Editorials

Ten months after they were sworn in, what do lawmakers have to show? The new fiscal year starts on Wednesday next week, but there is still no new budget. We have yet to see measures that could improve the business climate or offer a long-term solution to the power crisis. Instead, lawmakers went along with the governor’s proposal to double government fees and passed a CUC privatization bill that even supporters of  privatization cannot stomach.

This Legislature allowed the governor to seize control of CUC and CPA and ram the Aggreko contract down the people’s throats.  Lawmakers, in fact, are falling all over themselves to express  their willingness to work with an administration that continues to defy public opinion and abuse its powers.

Whatever happened to checks and balances?

Lawmakers, moreover, cannot explain why their colleague who is running for congressional delegate has yet to resign — in clear defiance of the CNMI Constitution. Senators recently confirmed a judicial nominee without a public hearing.

The people are fed up. The protest actions and the calls for recalling or impeaching the governor clearly show that business as usual no longer works. But the people can no longer expect meaningful reforms from this once promising Legislature. The concerned members of the community have to organize and stage more mass actions to resist the ill-advised policies of this administration and Legislature. They must also elect new leaders who are as disgusted as they are with the old school politics practiced on Capital Hill.

 

No budget, again

THE new fiscal year is about to start which means that a new government budget cycle has begun. The last spending measure, passed in 2006, was pegged higher than government collections and although the administration at one time threatened to furlough 300 employees, it did not.

Government collections are expected to decline further, but there have been dozens of new hirings. Expect a closed door deal hammered out between the governor and lawmakers that dispenses with budget hearings and any scrutiny on government operations, revenue collections and expenditures. The administration will again try to shift the burden for personnel cuts to the Legislature, which will fold. Public services and not unneeded personnel will be cut.

As the CNMI’s elected officials labor under corruption charges and all the hallmarks of incompetence, the brave segments of the community must exercise the only option left in this free society: Dissent.
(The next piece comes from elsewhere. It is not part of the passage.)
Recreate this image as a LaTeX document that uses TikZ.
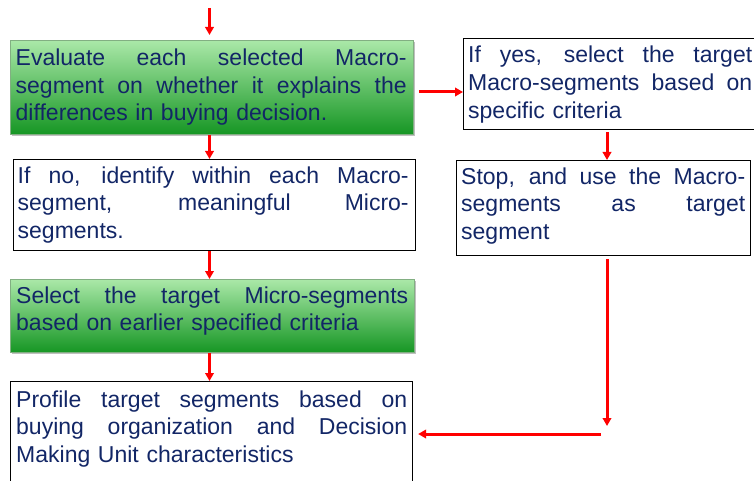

But protest must also include a willingness to correctly identify the problems and their root causes.

 

So you want change

THINGS cannot change without an examination of how the community arrived at this horrible mess we are now facing. It is easy, for example, to blame outside forces, the negative aspects of economic development and the rising fuel costs for the island’s power crisis.

But what about the forces that gave utility operations to poorly qualified individuals, the corrupt procurement practices that prevent the CNMI from securing a reliable private firm to run the utility, the millions of dollars that were misappropriated for goods and services not needed — the lack of any consequences for poor management and leadership?

As long as the governor continues to nominate poorly qualified individuals for important positions and as long as the Senate continues to confirm them, huge problems will continue to plague the CNMI. Transparency will be sacrificed for the sake of resolving an immediate crisis, which will be an excuse for yet another poor policy decision. The Legislature will create new boards and resurrect old ones but nothing will get done — except that more confusion will result and we will all go through the same cycle again.

Can anyone think of any reason why CUC needs advisory and regulatory boards? Boards, if not independent and not well appointed, are part of the problem. They add another layer of bureaucracy to an already sluggish process, creating a system that produces nothing.

The CNMI’s crises, in short, are products of local self-government. This is the crux of the problem. Solutions must be found locally. And this requires stark self-examination and some tough choices.